Teaching a Pair of Dogs to Stay Calm to Stop Their Fighting

By: David Codr

Published Date: February 12, 2015

Judah and Olivia

Judah (left) is a five year old Doberman Pincher. He lives with Olivia, a six year old German Shepherd / Doberman mix. Their owner called me to put an end to the sporadic fights that have erupted between the two dogs.

When I arrived for the session, Judah was muzzled due to the number of Vet visits that have been required when they get into it. Both dogs greeted me at the door but neither had an over excited or anxious energy to them.

I sat down with their owners to discuss the situation in detail. During our discussion I could see that Olivia was slightly needy, frequently moving toward and invading the sale of any human she wanted attention from. She wasn’t aggressive about it, but she also didn’t have any hesitation in nudging anyone who didn’t immediately start to pet her. While this was going on Judah remained aloof; observing but not interacting with me or Olivia.

Now these dogs are not mortal enemies. In fact they like to run and play with one another. Even following the six or so fights that had occurred, 10 – 15 minutes later they were best buddies again. What confounded their owners was the seeming lack of warning that anything was wrong before the fights broke out.

I went over some basic body language warnings that they should look out for such as staring, raising of the hackles, a glazed over look, lowering of the head, stiff or frozen body position, holding of breath or accelerated breathing, etc.

While dog communication is often pretty subtle, knowing what to look for can go a long way towards stopping a fight before it starts. I have found that the stare is often the first communication in these situations so I showed their owners a few ways to get the dog’s attention when they see either one staring at the other.

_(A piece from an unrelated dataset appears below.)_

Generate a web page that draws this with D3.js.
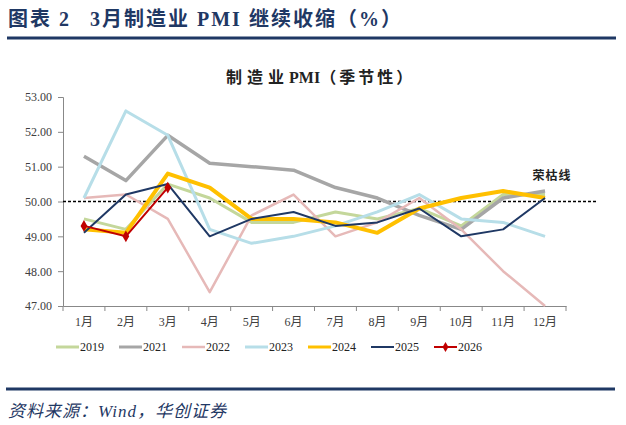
<!DOCTYPE html>
<html>
<head>
<meta charset="utf-8">
<script src="https://cdn.jsdelivr.net/npm/d3@7"></script>
<style>
  body { margin: 0; background: #fff; }
  svg text { font-family: "Liberation Serif", "Noto Sans CJK SC", serif; }
</style>
</head>
<body>
<div id="chart"></div>
<script>
// data
var months = ["1月","2月","3月","4月","5月","6月","7月","8月","9月","10月","11月","12月"];
var yTicks = [47, 48, 49, 50, 51, 52, 53];
var years = ["2019","2021","2022","2023","2024","2025","2026"];
var v2019 = [49.5, 49.2, 50.5, 50.1, 49.4, 49.4, 49.7, 49.5, 49.8, 49.3, 50.2, 50.2];
var v2021 = [51.3, 50.6, 51.9, 51.1, 51.0, 50.9, 50.4, 50.1, 49.6, 49.2, 50.1, 50.3];
var v2022 = [50.1, 50.2, 49.5, 47.4, 49.6, 50.2, 49.0, 49.4, 50.1, 49.2, 48.0, 47.0];
var v2023 = [50.1, 52.6, 51.9, 49.2, 48.8, 49.0, 49.3, 49.7, 50.2, 49.5, 49.4, 49.0];
var v2024 = [49.2, 49.1, 50.8, 50.4, 49.5, 49.5, 49.4, 49.1, 49.8, 50.1, 50.3, 50.1];
var v2025 = [49.1, 50.2, 50.5, 49.0, 49.5, 49.7, 49.3, 49.4, 49.8, 49.0, 49.2, 50.1];
var v2026 = [49.3, 49.0, 50.4];

var series = [
  {key: "2019", values: v2019, color: "#c4d79b", w: 3},
  {key: "2021", values: v2021, color: "#a6a6a6", w: 3.5},
  {key: "2022", values: v2022, color: "#e6b9b8", w: 2.5},
  {key: "2023", values: v2023, color: "#b7dee8", w: 3},
  {key: "2024", values: v2024, color: "#ffc000", w: 4},
  {key: "2025", values: v2025, color: "#1f3864", w: 2},
  {key: "2026", values: v2026, color: "#c00000", w: 2, marker: true}
];

var W = 626, H = 425;
var svg = d3.select("#chart").append("svg")
  .attr("width", W).attr("height", H);

// header
var head = svg.append("text")
  .attr("x", 8).attr("y", 26)
  .style("font-size", "20px").style("font-weight", "bold")
  .style("fill", "#1f3864")
  .style("letter-spacing", "2px");
head.append("tspan").text("图表 2");
head.append("tspan").attr("x", 90).text("3月制造业 PMI 继续收缩（%）");
svg.append("line")
  .attr("x1", 7).attr("x2", 616).attr("y1", 38).attr("y2", 38)
  .attr("stroke", "#1f3864").attr("stroke-width", 3);

// chart title
var ct = svg.append("text")
  .attr("x", 226).attr("y", 83)
  .style("font-size", "16px").style("font-weight", "bold")
  .style("fill", "#222");
ct.append("tspan").style("letter-spacing", "5px").text("制造业");
ct.append("tspan").text("PMI");
ct.append("tspan").style("letter-spacing", "3px").text("（季节性）");

// scales
var x = d3.scaleBand().domain(months).range([63, 566]);
var y = d3.scaleLinear().domain([47, 53]).range([306, 97]);

// y axis
var yAxis = svg.append("g")
  .attr("transform", "translate(63,0)")
  .call(d3.axisLeft(y).tickValues(yTicks).tickSize(5).tickFormat(d3.format(".2f")));
yAxis.selectAll("text").style("font-size", "12px").style("fill", "#404040").attr("dx", "-3");
yAxis.selectAll("line, path").attr("stroke", "#888");

// x axis
var xAxis = svg.append("g")
  .attr("transform", "translate(0,306)")
  .call(d3.axisBottom(x).tickSize(0).tickSizeOuter(0));
xAxis.select("path").attr("stroke", "#888");
xAxis.selectAll("text").style("font-size", "12px").style("fill", "#404040").attr("dy", "1.4em");
// tick marks between months
svg.append("g").selectAll("line")
  .data(months.concat(["end"]))
  .enter().append("line")
    .attr("x1", function(d, i) { return 63 + i * x.step(); })
    .attr("x2", function(d, i) { return 63 + i * x.step(); })
    .attr("y1", 306).attr("y2", 311)
    .attr("stroke", "#888");

// boom-bust line
svg.append("line")
  .attr("x1", 63).attr("x2", 598)
  .attr("y1", y(50)).attr("y2", y(50))
  .attr("stroke", "#000").attr("stroke-width", 1.3)
  .attr("stroke-dasharray", "3,2");
svg.append("text")
  .attr("x", 552).attr("y", 180)
  .attr("text-anchor", "middle")
  .style("font-size", "12px").style("font-weight", "bold")
  .style("fill", "#222")
  .style("letter-spacing", "1px")
  .text("荣枯线");

// lines
var line = d3.line()
  .x(function(d, i) { return x(months[i]) + x.bandwidth() / 2; })
  .y(function(d) { return y(d); });

series.forEach(function(s) {
  svg.append("path")
    .datum(s.values)
    .attr("fill", "none")
    .attr("stroke", s.color)
    .attr("stroke-width", s.w)
    .attr("stroke-linejoin", "round")
    .attr("d", line);
  if (s.marker) {
    svg.append("g").selectAll("path")
      .data(s.values)
      .enter().append("path")
        .attr("d", d3.symbol().type(d3.symbolDiamond).size(40))
        .attr("transform", function(d, i) {
          return "translate(" + (x(months[i]) + x.bandwidth() / 2) + "," + y(d) + ")";
        })
        .attr("fill", s.color);
  }
});

// legend
var legend = svg.append("g").selectAll("g")
  .data(series)
  .enter().append("g")
    .attr("transform", function(d, i) { return "translate(" + (56 + i * 63) + ",347)"; });
legend.append("line")
  .attr("x1", 0).attr("x2", 23).attr("y1", 0).attr("y2", 0)
  .attr("stroke", function(d) { return d.color; })
  .attr("stroke-width", function(d) { return Math.min(d.w, 3); });
legend.filter(function(d) { return d.marker; }).append("path")
  .attr("d", d3.symbol().type(d3.symbolDiamond).size(30))
  .attr("transform", "translate(11.5,0)")
  .attr("fill", function(d) { return d.color; });
legend.append("text")
  .attr("x", 24).attr("y", 4)
  .style("font-size", "12px").style("fill", "#222")
  .text(function(d) { return d.key; });

// footer
svg.append("line")
  .attr("x1", 6).attr("x2", 615).attr("y1", 389).attr("y2", 389)
  .attr("stroke", "#1f3864").attr("stroke-width", 3);
svg.append("text")
  .attr("x", 8).attr("y", 417)
  .style("font-size", "17px").style("font-style", "italic")
  .style("fill", "#1f3864")
  .style("letter-spacing", "1px")
  .text("资料来源：Wind，华创证券");
</script>
</body>
</html>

In discussing the fights and the situation surrounding them, one common factor seemed to be excitement. Its not at all uncommon for dogs to develop behavior issues due to over stimulation or excitement so I went over a number of different ways for their owners to help the dogs calm down. It can be pausing when the dogs start too get excited about going for a walk or eating, teaching them to sit and wait at an open doorway until they get permission to go out instead of running freely, etc. Daily life often provides us with multiple opportunities to practice being calm each day. Instead of avoiding these activities altogether, I stressed how they are in fact opportunities to practice remaining calm.

Usually when dogs fight or are aggressive, its due to their not seeing or respecting their owners as being authority figures or having the situation under control. When the dogs think this is the case, the feel that they need to take care of things themselves. So in order to stop the fights that had popped up, my primary goal was to change the dog’s perception of their owners.

I went over some basic forms of non verbal communication so that they can use body language, movement and eye contact to let the dogs know they are serious. I also underscored how important it is that they follow through with the dogs. Whether giving a command, correction or disagreeing with an unwanted behavior, the human needs to stay with it until the dog shows that it understands or gives the owner what they want. While this can be frustrating, spending a week consistently following through this way often coaxes the dog to change or modify their behavior to match.

Next I went through a few leadership exercises to help the dogs practice looking to their owner for guidance and self restraint. Because both dogs are so intelligent, it didnt take more than a few repetitions before they figured out what the exercise asks from the. I coached their owners through the exercises until they had them mastered, then I went over ways to make it more challenging. Just like any other skill, practice makes perfect.

By the end of the session the dogs were completely calm and were responding to the new forms of communication. Most of the work in the session was focused on helping their owners assume a more authoritative position so that the dogs saw and respected their authority. I suggested that they continue to use a muzzle on Judah for the short term. When they feel that they dogs are seeing them as authority figures and have learned to self restrain, then they will be ready to start letting them interact sans muzzle.

It will take some time, but because of how smart the dogs are and how committed their owners are to solving this issue, Id be surprised if they can’t nip these sporadic fights in the bud in no time.